Urgence effectivement de faire face aux menaces que sont, outre le Covid-19, la persistance et le renforcement des tyrannies, la prolifération de l’intégrisme islamique armé allié au grand banditisme, qui par métastase s’est répandu du Nord à l’Est, puis à l’Ouest et au Centre et atteint désormais la partie australe du continent, qui risquent de provoquer la dérive irréversible de l’Afrique toute entière.
D’autant plus qu’il y a aussi les menaces géopolitiques posées par les grandes puissances plus que jamais déterminées à augmenter leur part d’Afrique, dont les richesses minières et agricoles ainsi que le marché intérieur qui représente déjà 1.2 milliard de travailleurs et de consommateurs sont plus que jamais des enjeux stratégiques en ce 21ème siècle.
Ainsi, l’intervention militaire de la France dans le Sahel n’a d’autre but que de sécuriser sa place dans cette région en vue du contrôle des matières premières dites stratégiques (uranium au Niger, pétrole au Tchad, « terres rares » au Mali, etc.)
Sait-on que les USA envisagent sérieusement la partition de la République Démocratique du Congo (RDC), ainsi que l’envoyé spécial du président Trump dans la région des Grands Lacs l’a déclaré récemment ?
L’objectif américain est d’assurer un approvisionnement régulier en coltan, cuivre, cobalt et autres minerais indispensables à leurs industries, notamment aux secteurs informatiques et de l’aérospatiale.
Quand on sait qu’en 2011, on n’a pas hésité à détruire la Libye et à assassiner son leader Mouammar Kadhafi et qu’on a procédé effectivement à la partition du Soudan, on ne peut que prendre au sérieux la menace.
Dès lors n’est-il pas opportun, pour les organisations politiques et les organisations des sociétés civiles africaines de répondre à l’appel du CORA, à s’allier en « vue d’apporter notre pierre à l’imposant édifice de la lutte de libération, à une rupture, un sursaut collectif décisif, à penser et construire l’Afrique du 21e siècle » ?

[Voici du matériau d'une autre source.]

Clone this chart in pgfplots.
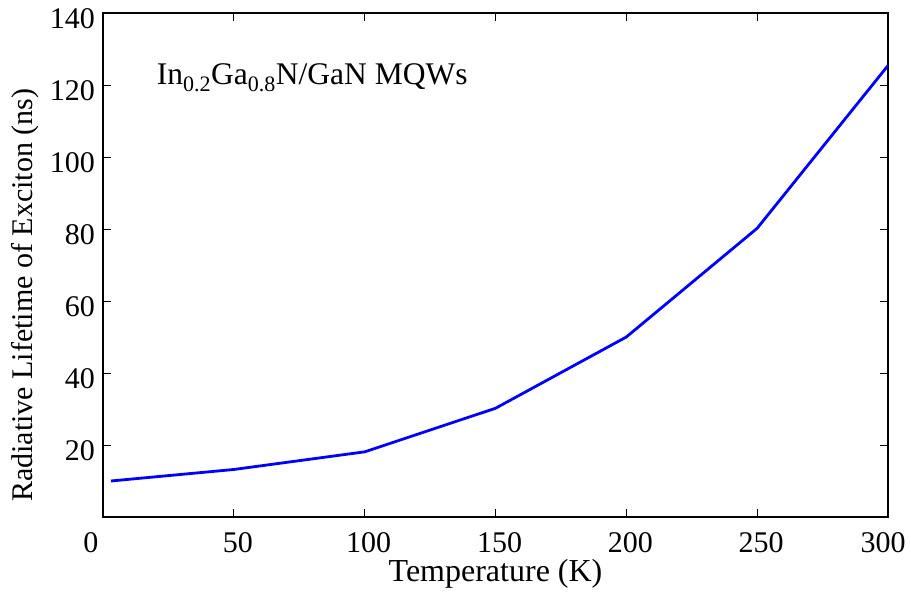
\documentclass[border=0pt]{standalone}
\usepackage{pgfplots}
\pgfplotsset{compat=1.18}
\usepackage{fontspec}
\setmainfont{Liberation Serif}
\begin{document}
\fontsize{30}{36}\selectfont
\begin{tikzpicture}
\begin{axis}[
  scale only axis,
  width=785pt,
  height=504pt,
  xmin=0, xmax=300,
  ymin=0, ymax=140,
  xtick={50,100,...,300},
  xticklabels={50,100,150,200,250,{\makebox[0pt]{\hspace*{-18pt}300}}},
  ytick={20,40,...,140},
  extra x ticks={0},
  extra x tick labels={0},
  extra x tick style={major tick length=0pt, xticklabel style={xshift=-16pt}},
  tick align=inside,
  major tick length=8pt,
  axis line style={line width=1.4pt},
  tick style={line width=0.9pt, black},
  /pgf/number format/assume math mode=true,
  tick label style={font=\fontsize{30}{36}\selectfont},
  xticklabel style={yshift=-5pt, xshift=4pt},
  yticklabel style={yshift=-6pt, xshift=2pt},
  xlabel={Temperature (K)},
  ylabel={Radiative Lifetime of Exciton (ns)},
  xlabel style={font=\fontsize{32}{38}\selectfont, at={(axis description cs:0.5,-0.112)}, anchor=center},
  ylabel style={font=\fontsize{30}{36}\selectfont, at={(axis description cs:-0.0994,0.440)}, anchor=center},
]
  \addplot[color=blue, line width=2.8pt] coordinates {
    (3,10) (50,13.2) (100,18.1) (150,30.2) (200,50) (250,80.2) (300,125.4)
  };
  \node[anchor=base west, inner sep=0pt, font=\fontsize{31.5}{37}\selectfont] at (axis cs:20.5,120)
    {In\textsubscript{0.2}Ga\textsubscript{0.8}N/GaN MQWs};
\end{axis}
\pgfresetboundingbox
\path[use as bounding box] ([shift={(-103pt,-84pt)}]current axis.south west)
  rectangle ([shift={(23pt,13pt)}]current axis.north east);
\end{tikzpicture}
\end{document}
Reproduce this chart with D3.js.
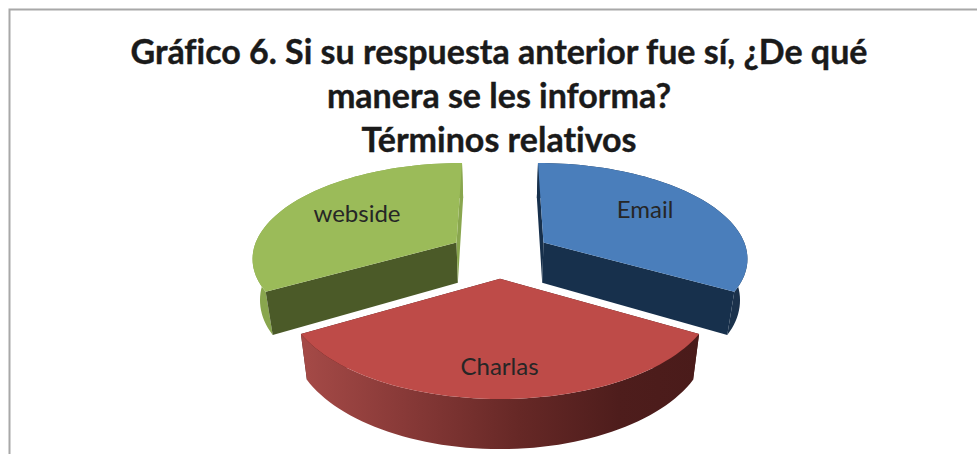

Ne doivent-elles pas engager une réflexion stratégique et se poser tout d’abord la question politique fondamentale : Que faire ?
Mettre en place à l’instar de CORA un Réseau Continental d’Action politique pour le Renouveau Africain ?
Un Manifeste pour le Renouveau Africain ?
Un Parti pour le Renouveau Africain à l’image du Rassemblement Démocratique Africain (RDA) ?
Après tout, le texte fondateur du RDA n’a été conçu que par une dizaine d’intellectuels africains[2] !
[1] Ma traduction.
[2] Félix Houphouet Boigny, Lamine Gueye, Jean Félix Tchikaya, Sourou Mighan Apithy, Fily Dabo Sissoko, Yacine Diallo et Gabriel d’Arboussier réunis le 22 juillet 1946, à Paris (Référence : Fréderic Grah Mel : Félix Houphouet Biographie. Ed du Cerap Maisonneuve et Larose. Tome 1, page 382.